→ WHAT YOU HAVE TO DO:
Write each line out again exactly as written.

________________________________________

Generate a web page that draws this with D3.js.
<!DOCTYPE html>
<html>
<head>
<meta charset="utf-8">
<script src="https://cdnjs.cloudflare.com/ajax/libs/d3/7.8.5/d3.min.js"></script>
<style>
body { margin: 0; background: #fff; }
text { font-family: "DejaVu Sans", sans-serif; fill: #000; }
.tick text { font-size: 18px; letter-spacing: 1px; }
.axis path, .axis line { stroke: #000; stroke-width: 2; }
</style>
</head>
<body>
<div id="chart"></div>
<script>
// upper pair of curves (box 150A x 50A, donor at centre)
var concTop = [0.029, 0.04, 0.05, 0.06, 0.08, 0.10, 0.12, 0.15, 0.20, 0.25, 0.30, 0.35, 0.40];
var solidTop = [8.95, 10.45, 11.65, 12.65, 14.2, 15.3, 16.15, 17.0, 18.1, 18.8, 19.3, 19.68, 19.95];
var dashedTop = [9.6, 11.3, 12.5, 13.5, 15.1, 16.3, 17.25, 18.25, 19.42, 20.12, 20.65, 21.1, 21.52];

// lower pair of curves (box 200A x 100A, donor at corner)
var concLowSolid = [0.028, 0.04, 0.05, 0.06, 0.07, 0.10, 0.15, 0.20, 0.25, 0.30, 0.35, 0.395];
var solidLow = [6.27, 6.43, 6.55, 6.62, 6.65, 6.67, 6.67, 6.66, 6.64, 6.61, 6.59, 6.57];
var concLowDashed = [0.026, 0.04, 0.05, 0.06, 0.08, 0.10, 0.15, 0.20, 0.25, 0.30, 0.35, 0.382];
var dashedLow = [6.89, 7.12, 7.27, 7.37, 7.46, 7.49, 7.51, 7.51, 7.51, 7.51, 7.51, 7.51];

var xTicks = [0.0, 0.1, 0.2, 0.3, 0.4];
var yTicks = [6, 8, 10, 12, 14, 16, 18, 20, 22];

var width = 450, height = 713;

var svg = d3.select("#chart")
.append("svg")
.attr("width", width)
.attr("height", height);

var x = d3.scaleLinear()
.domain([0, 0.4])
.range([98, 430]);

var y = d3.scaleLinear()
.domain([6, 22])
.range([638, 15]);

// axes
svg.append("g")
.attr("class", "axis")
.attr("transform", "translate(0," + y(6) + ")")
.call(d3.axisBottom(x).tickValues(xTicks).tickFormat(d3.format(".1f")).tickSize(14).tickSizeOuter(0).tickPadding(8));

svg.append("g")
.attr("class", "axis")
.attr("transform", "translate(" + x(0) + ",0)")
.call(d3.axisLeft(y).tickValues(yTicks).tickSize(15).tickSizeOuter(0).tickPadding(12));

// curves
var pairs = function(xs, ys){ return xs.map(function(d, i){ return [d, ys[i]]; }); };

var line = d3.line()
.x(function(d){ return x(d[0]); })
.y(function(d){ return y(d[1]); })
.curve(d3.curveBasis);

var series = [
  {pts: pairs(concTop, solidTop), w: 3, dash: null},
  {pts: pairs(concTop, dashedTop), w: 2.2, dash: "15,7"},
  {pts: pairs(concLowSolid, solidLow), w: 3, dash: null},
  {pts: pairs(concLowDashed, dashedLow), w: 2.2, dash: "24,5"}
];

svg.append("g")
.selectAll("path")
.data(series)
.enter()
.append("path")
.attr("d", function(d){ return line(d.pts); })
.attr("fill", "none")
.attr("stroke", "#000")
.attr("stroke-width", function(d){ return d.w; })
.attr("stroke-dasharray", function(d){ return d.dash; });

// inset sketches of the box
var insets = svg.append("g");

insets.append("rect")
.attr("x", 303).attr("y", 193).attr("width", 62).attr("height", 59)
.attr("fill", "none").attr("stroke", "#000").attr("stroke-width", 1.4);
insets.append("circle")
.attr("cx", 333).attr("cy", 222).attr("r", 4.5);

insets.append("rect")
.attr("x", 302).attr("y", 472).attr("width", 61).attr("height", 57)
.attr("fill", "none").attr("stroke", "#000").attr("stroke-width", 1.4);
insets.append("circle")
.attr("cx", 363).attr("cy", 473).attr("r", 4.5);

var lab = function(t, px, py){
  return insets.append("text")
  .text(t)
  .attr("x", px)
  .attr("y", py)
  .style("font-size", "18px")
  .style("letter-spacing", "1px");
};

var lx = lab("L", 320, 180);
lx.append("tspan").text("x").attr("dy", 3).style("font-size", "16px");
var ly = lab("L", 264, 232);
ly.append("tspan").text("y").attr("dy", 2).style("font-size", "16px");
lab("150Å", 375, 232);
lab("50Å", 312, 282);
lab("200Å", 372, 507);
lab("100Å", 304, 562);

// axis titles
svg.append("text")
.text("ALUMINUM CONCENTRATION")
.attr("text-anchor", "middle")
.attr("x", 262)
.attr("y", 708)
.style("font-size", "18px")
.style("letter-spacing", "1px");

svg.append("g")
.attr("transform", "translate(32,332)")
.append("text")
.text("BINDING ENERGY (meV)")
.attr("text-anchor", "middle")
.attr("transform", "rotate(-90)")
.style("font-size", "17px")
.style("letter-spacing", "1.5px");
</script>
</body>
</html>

________________________________________

→ RESPONSE TO THE TASK:
Generate a web page that draws this with D3.js.
<!DOCTYPE html>
<html>
<head>
<meta charset="utf-8">
<script src="https://cdnjs.cloudflare.com/ajax/libs/d3/7.8.5/d3.min.js"></script>
<style>
body { margin: 0; background: #fff; }
text { font-family: "DejaVu Sans", sans-serif; fill: #000; }
.tick text { font-size: 18px; letter-spacing: 1px; }
.axis path, .axis line { stroke: #000; stroke-width: 2; }
</style>
</head>
<body>
<div id="chart"></div>
<script>
// upper pair of curves (box 150A x 50A, donor at centre)
var concTop = [0.029, 0.04, 0.05, 0.06, 0.08, 0.10, 0.12, 0.15, 0.20, 0.25, 0.30, 0.35, 0.40];
var solidTop = [8.95, 10.45, 11.65, 12.65, 14.2, 15.3, 16.15, 17.0, 18.1, 18.8, 19.3, 19.68, 19.95];
var dashedTop = [9.6, 11.3, 12.5, 13.5, 15.1, 16.3, 17.25, 18.25, 19.42, 20.12, 20.65, 21.1, 21.52];

// lower pair of curves (box 200A x 100A, donor at corner)
var concLowSolid = [0.028, 0.04, 0.05, 0.06, 0.07, 0.10, 0.15, 0.20, 0.25, 0.30, 0.35, 0.395];
var solidLow = [6.27, 6.43, 6.55, 6.62, 6.65, 6.67, 6.67, 6.66, 6.64, 6.61, 6.59, 6.57];
var concLowDashed = [0.026, 0.04, 0.05, 0.06, 0.08, 0.10, 0.15, 0.20, 0.25, 0.30, 0.35, 0.382];
var dashedLow = [6.89, 7.12, 7.27, 7.37, 7.46, 7.49, 7.51, 7.51, 7.51, 7.51, 7.51, 7.51];

var xTicks = [0.0, 0.1, 0.2, 0.3, 0.4];
var yTicks = [6, 8, 10, 12, 14, 16, 18, 20, 22];

var width = 450, height = 713;

var svg = d3.select("#chart")
.append("svg")
.attr("width", width)
.attr("height", height);

var x = d3.scaleLinear()
.domain([0, 0.4])
.range([98, 430]);

var y = d3.scaleLinear()
.domain([6, 22])
.range([638, 15]);

// axes
svg.append("g")
.attr("class", "axis")
.attr("transform", "translate(0," + y(6) + ")")
.call(d3.axisBottom(x).tickValues(xTicks).tickFormat(d3.format(".1f")).tickSize(14).tickSizeOuter(0).tickPadding(8));

svg.append("g")
.attr("class", "axis")
.attr("transform", "translate(" + x(0) + ",0)")
.call(d3.axisLeft(y).tickValues(yTicks).tickSize(15).tickSizeOuter(0).tickPadding(12));

// curves
var pairs = function(xs, ys){ return xs.map(function(d, i){ return [d, ys[i]]; }); };

var line = d3.line()
.x(function(d){ return x(d[0]); })
.y(function(d){ return y(d[1]); })
.curve(d3.curveBasis);

var series = [
  {pts: pairs(concTop, solidTop), w: 3, dash: null},
  {pts: pairs(concTop, dashedTop), w: 2.2, dash: "15,7"},
  {pts: pairs(concLowSolid, solidLow), w: 3, dash: null},
  {pts: pairs(concLowDashed, dashedLow), w: 2.2, dash: "24,5"}
];

svg.append("g")
.selectAll("path")
.data(series)
.enter()
.append("path")
.attr("d", function(d){ return line(d.pts); })
.attr("fill", "none")
.attr("stroke", "#000")
.attr("stroke-width", function(d){ return d.w; })
.attr("stroke-dasharray", function(d){ return d.dash; });

// inset sketches of the box
var insets = svg.append("g");

insets.append("rect")
.attr("x", 303).attr("y", 193).attr("width", 62).attr("height", 59)
.attr("fill", "none").attr("stroke", "#000").attr("stroke-width", 1.4);
insets.append("circle")
.attr("cx", 333).attr("cy", 222).attr("r", 4.5);

insets.append("rect")
.attr("x", 302).attr("y", 472).attr("width", 61).attr("height", 57)
.attr("fill", "none").attr("stroke", "#000").attr("stroke-width", 1.4);
insets.append("circle")
.attr("cx", 363).attr("cy", 473).attr("r", 4.5);

var lab = function(t, px, py){
  return insets.append("text")
  .text(t)
  .attr("x", px)
  .attr("y", py)
  .style("font-size", "18px")
  .style("letter-spacing", "1px");
};

var lx = lab("L", 320, 180);
lx.append("tspan").text("x").attr("dy", 3).style("font-size", "16px");
var ly = lab("L", 264, 232);
ly.append("tspan").text("y").attr("dy", 2).style("font-size", "16px");
lab("150Å", 375, 232);
lab("50Å", 312, 282);
lab("200Å", 372, 507);
lab("100Å", 304, 562);

// axis titles
svg.append("text")
.text("ALUMINUM CONCENTRATION")
.attr("text-anchor", "middle")
.attr("x", 262)
.attr("y", 708)
.style("font-size", "18px")
.style("letter-spacing", "1px");

svg.append("g")
.attr("transform", "translate(32,332)")
.append("text")
.text("BINDING ENERGY (meV)")
.attr("text-anchor", "middle")
.attr("transform", "rotate(-90)")
.style("font-size", "17px")
.style("letter-spacing", "1.5px");
</script>
</body>
</html>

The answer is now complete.